Não é exagero afirmar que uma das discussões mais relevantes da história do nosso país é a que tramita no momento no Senado sobre o PL 2.051/2025. Ele prevê a inclusão obrigatória das disciplinas de inteligência artificial (IA), programação e cibersegurança no currículo do ensino médio.
A educação cibernética entra na mesma seara da educação financeira. Ambas são fundamentais para uma sociedade funcional, próspera e segura. Mas a primeira tem maior urgência quando se trata de crianças e adolescentes: diferentemente do letramento financeiro, o cibernético é necessário já para hoje, muito antes da maioridade.
O ensino da cibersegurança, no contexto atual, é fundamental por diversas razões. As ameaças cibernéticas já estão incrustadas no dia a dia dos jovens – porém, a maioria deles não sabe disso e os casos aumentam. Com recorrência, temos visto inúmeros casos de cyberbullying ao redor do mundo.
Esse fenômeno pode ser potencializado com o vazamento de dados pessoais na internet – que, se para um adulto já é danoso, causa um impacto ainda maior no desenvolvimento e nas nuances da saúde mental da garotada.
O vetor desse cibercrime são os diversos riscos que estão por toda a parte no ambiente digital. O universo gamer, por exemplo, que tem forte influência nas gerações mais novas, possui uma variedade de iscas para instalação de malwares e infostealers.
No Brasil, vivemos um cenário ainda mais preocupante: somos um dos maiores alvos de ataques cibernéticos do mundo. Segundo relatório da Check Point Research, tivemos uma média de mais de 2,7 mil tentativas de ataque por semana no ano passado.
Os riscos transcendem a criança e afetam contas pessoais e corporativas de seus pais ou cuidadores. Quando o usuário é pescado, o risco transcende a ele, alcançando todos os que operam o dispositivo que ele usou. Por exemplo, no dia a dia de cyber threat intelligence e resposta a incidentes cibernéticos, identificamos diversos casos graves como este: sistema de grande empresa invadido através de credencial corporativa vazada por um malware que o filho de um colaborador instalou jogando no computador do pai.
E mesmo que fosse um dispositivo da criança, quaisquer dados de login que o tutor deixou ali representam um risco crítico se ela clicar desavisada em algum infostealer. Isso é muito comum de ocorrer, dada a característica do ambiente. Nos jogos online, os usuários são estimulados a baixar expansões e novos games – só que alguns links são de fontes não confiáveis e, sem saber, a criança acaba infectando o dispositivo.

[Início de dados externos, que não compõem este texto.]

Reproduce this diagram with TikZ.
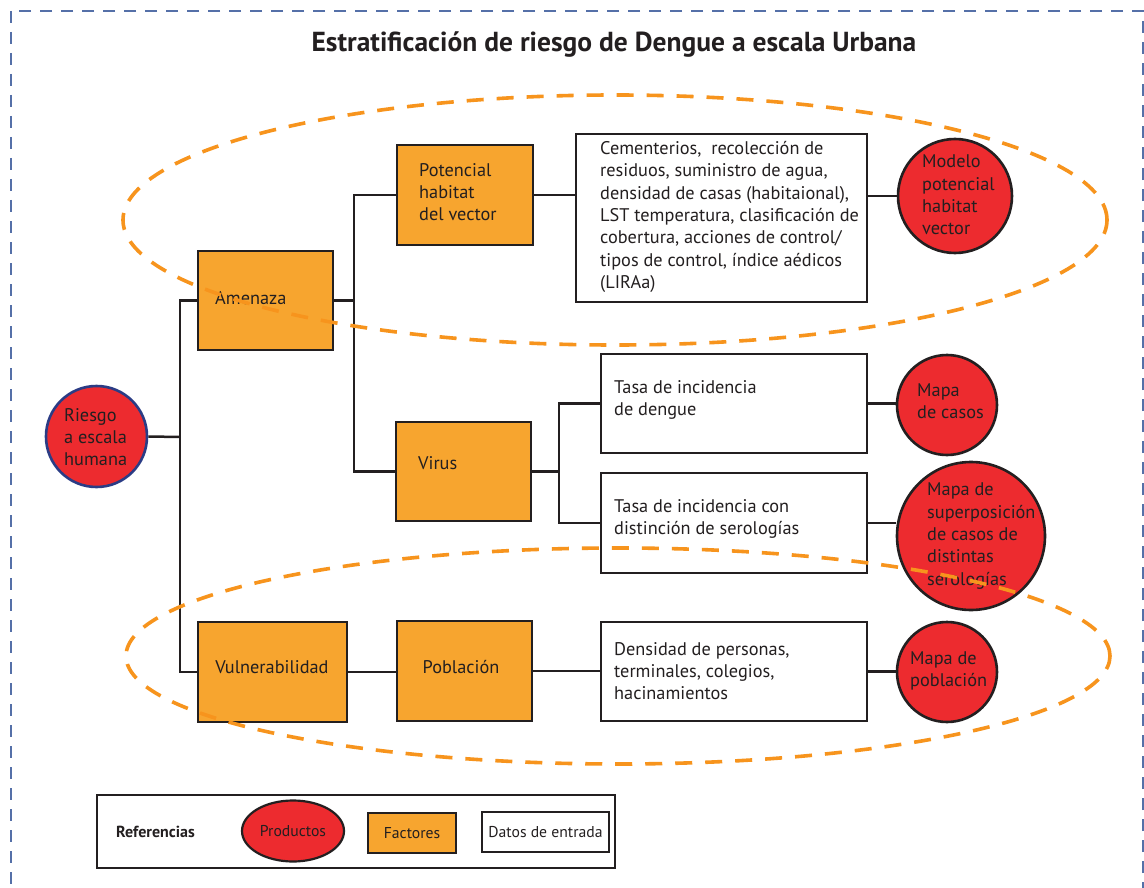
\documentclass[tikz,border=0pt]{standalone}
\usepackage{fontspec}
\setmainfont{PT Sans}
\usetikzlibrary{shapes.geometric}
\definecolor{myred}{HTML}{ED2B2F}
\definecolor{myorange}{HTML}{F7A52F}
\definecolor{ellorange}{HTML}{F7941D}
\definecolor{ink}{HTML}{231F20}
\definecolor{navy}{HTML}{2B3C85}
\definecolor{bordblue}{HTML}{5570A8}
\begin{document}
\begin{tikzpicture}[x=1pt,y=-1pt,
 factor/.style={draw=ink, fill=myorange, line width=2.8pt, inner sep=0pt},
 datos/.style={draw=ink, fill=white, line width=2.6pt, inner sep=0pt},
 prod/.style={circle, draw=ink, fill=myred, line width=2.6pt, inner sep=0pt},
 txt/.style={text=ink, font=\fontsize{18.3}{22.3}\selectfont, align=left, inner sep=0pt},
 conn/.style={draw=ink, line width=2.5pt},
 zone/.style={draw=ellorange, line width=3.6pt, dash pattern=on 17pt off 13pt},
 legtxt/.style={text=ink, font=\fontsize{15.7}{17}\selectfont}
]
\useasboundingbox (0,0) rectangle (1144,888);
\fill[white] (0,0) rectangle (1144,888);
\draw[bordblue, line width=2pt, dash pattern=on 12pt off 9pt] (11,11) rectangle (1143,905);

\node[font=\bfseries\fontsize{27.5}{30}\selectfont, text=ink] (title) at (614,45) {Estratificación de riesgo de Dengue a escala Urbana};

% products
\node[prod, draw=navy, minimum size=101pt] (rie) at (96.5,436.5) {};
\node[txt, anchor=west] (trie) at (64,437) {Riesgo\\a escala\\humana};

% factors
\node[factor, minimum width=135pt, minimum height=99pt] (am) at (265.5,300.5) {};
\node[txt, anchor=west] (tam) at (215,298) {Amenaza};
\node[factor, minimum width=136pt, minimum height=100pt] (pot) at (465,195) {};
\node[txt, anchor=west] (tpot) at (419,192) {Potencial\\habitat\\del vector};
\node[factor, minimum width=135pt, minimum height=99pt] (vir) at (463.5,471.5) {};
\node[txt, anchor=west] (tvir) at (418,463) {Virus};
\node[factor, minimum width=149pt, minimum height=100pt] (vul) at (272.5,672) {};
\node[txt] (tvul) at (272,667) {Vulnerabilidad};
\node[factor, minimum width=135pt, minimum height=100pt] (pob) at (464.5,671) {};
\node[txt] (tpob) at (461,667) {Población};

% input data
\node[datos, minimum width=291pt, minimum height=168pt] (d1) at (721.5,218) {};
\node[txt, anchor=west] (td1) at (600,217) {Cementerios,\ \ recolección de\\residuos, suministro de agua,\\densidad de casas (habitaional),\\LST temperatura, clasificación de\\cobertura, acciones de control/\\tipos de control, índice aédicos\\(LIRAa)};
\node[datos, minimum width=266pt, minimum height=99pt] (d2) at (734,403.5) {};
\node[txt, anchor=west] (td2) at (614,400) {Tasa de incidencia\\de dengue};
\node[datos, minimum width=266pt, minimum height=100pt] (d3) at (734,523) {};
\node[txt, anchor=west] (td3) at (614,519) {Tasa de incidencia con\\distinción de serologías};
\node[datos, minimum width=266pt, minimum height=99pt] (d4) at (734,671.5) {};
\node[txt, anchor=west] (td4) at (614,671) {Densidad de personas,\\terminales, colegios,\\hacinamientos};

% output products
\node[prod, minimum size=114pt] (mod) at (955,196) {};
\node[txt, anchor=west] (tmod) at (922,195) {Modelo\\potencial\\habitat\\vector};
\node[prod, minimum size=100pt] (cas) at (947,405) {};
\node[txt, anchor=west] (tcas) at (917,401) {Mapa\\de casos};
\node[prod, minimum size=148pt] (ser) at (971,536) {};
\node[txt, anchor=west] (tser) at (927,536) {Mapa de\\superposición\\de casos de\\distintas\\serologías};
\node[prod, minimum size=100pt] (pbl) at (947,672) {};
\node[txt, anchor=west] (tpbl) at (910,671) {Mapa de\\población};

% connectors
\coordinate (j1) at (180,437);
\coordinate (j2) at (354,300.5);
\coordinate (j3) at (559,471.5);
\draw[conn] (rie.east) -- (j1);
\draw[conn] (am.west) -| (j1) |- (vul.west);
\draw[conn] (am.east) -- (j2);
\draw[conn] (pot.west) -| (j2) |- (vir.west);
\draw[conn] (vir.east) -- (j3);
\draw[conn] (d2.west) -| (j3) |- (d3.west);
\draw[conn] (pot.east) -- (pot.east -| d1.west);
\draw[conn] (mod.west -| d1.east) -- (mod.west);
\draw[conn] (d2.east) -- (d2.east -| cas.west);
\draw[conn] (d3.east) -- (d3.east -| ser.west);
\draw[conn] (d4.east) -- (d4.east -| pbl.west);
\draw[conn] (vul.east) -- (vul.east -| pob.west);
\draw[conn] (pob.east) -- (pob.east -| d4.west);

% legend
\node[draw=ink, line width=2.6pt, minimum width=518pt, minimum height=73pt, inner sep=0pt] (leg) at (356,831.5) {};
\node[text=ink, font=\bfseries\fontsize{16}{18}\selectfont, anchor=west, inner sep=0pt] (lref) at (116,832) {Referencias};
\node[ellipse, draw=ink, fill=myred, line width=2.2pt, minimum width=102pt, minimum height=61pt, inner sep=0pt, legtxt] (lprod) at (293,831) {Productos};
\node[factor, line width=2.4pt, minimum width=88pt, minimum height=40pt, legtxt] (lfac) at (412,833) {Factores};
\node[datos, line width=2.4pt, minimum width=127pt, minimum height=40pt, legtxt] (ldat) at (545.5,832) {Datos de entrada};

% dashed zones
\draw[zone] (615,220) ellipse [x radius=492pt, y radius=125pt];
\draw[zone] (618,656) ellipse [x radius=492pt, y radius=108pt];
\end{tikzpicture}
\end{document}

Os aplicativos de celular também são vetores silenciosos e crescentes para ciberataques de alto impacto. Cada vez mais, o cibercrime tem usado aplicativos como porta de entrada. Só de fazer o download de um app aparentemente seguro, um infostealer pode ser instalado para violar a privacidade do dispositivo e conseguir acessar o que está nele.
Por dia, mais de 400 mil aplicativos não confiáveis (basicamente, malwares) são lançados na Appstore ou no GooglePlay. Mesmo que as plataformas tenham controles específicos para derrubar esses apps, eles evoluem de forma contínua suas artimanhas, e conseguem se manter ativos – e aí, bastam alguns minutos de disponibilidade para obter downloads de usuários e consolidar invasões.
É preciso educar os jovens sobre o que é a proteção de dados de fato. Noções de confidencialidade e de permissão de acesso a dados são essenciais para a molecada entender o que está entregando ao fabricante de um app ao baixá-lo, ou ao proprietário de uma página ao acessá-la. Com o que estamos concordando ao clicar no inofensivo botão “aceitar cookies”? É provável que nem os adultos tenham entendido ainda, então imagine uma criança.
Além disso, é fundamental conscientizar os jovens sobre a abrangência da exposição digital. Muitas vezes, dados potencialmente perigosos são expostos espontaneamente pelas crianças. É sabido que a educação brasileira sofre com diversas lacunas históricas. Pois agora há uma nova – a educação cibernética – que precisa ser preenchida logo e com seriedade. Não basta aprovar uma lei com apelo popular. É preciso discutir como viabilizar a implementação do letramento digital com qualidade e estrutura dentro da já extensa BNCC (Base Nacional Comum Curricular, que regulamenta a educação no Brasil) em um contexto nacional de precarização da rede de ensino.
Portanto, é uma missão que terá sucesso se for compartilhada: cabe à escola, mas igualmente aos tutores a responsabilidade de educar os jovens nessa nova disciplina – que é social, não apenas escolástica. Só assim será possível evitar que o volume e os impactos dos riscos cibernéticos se agravem ainda mais.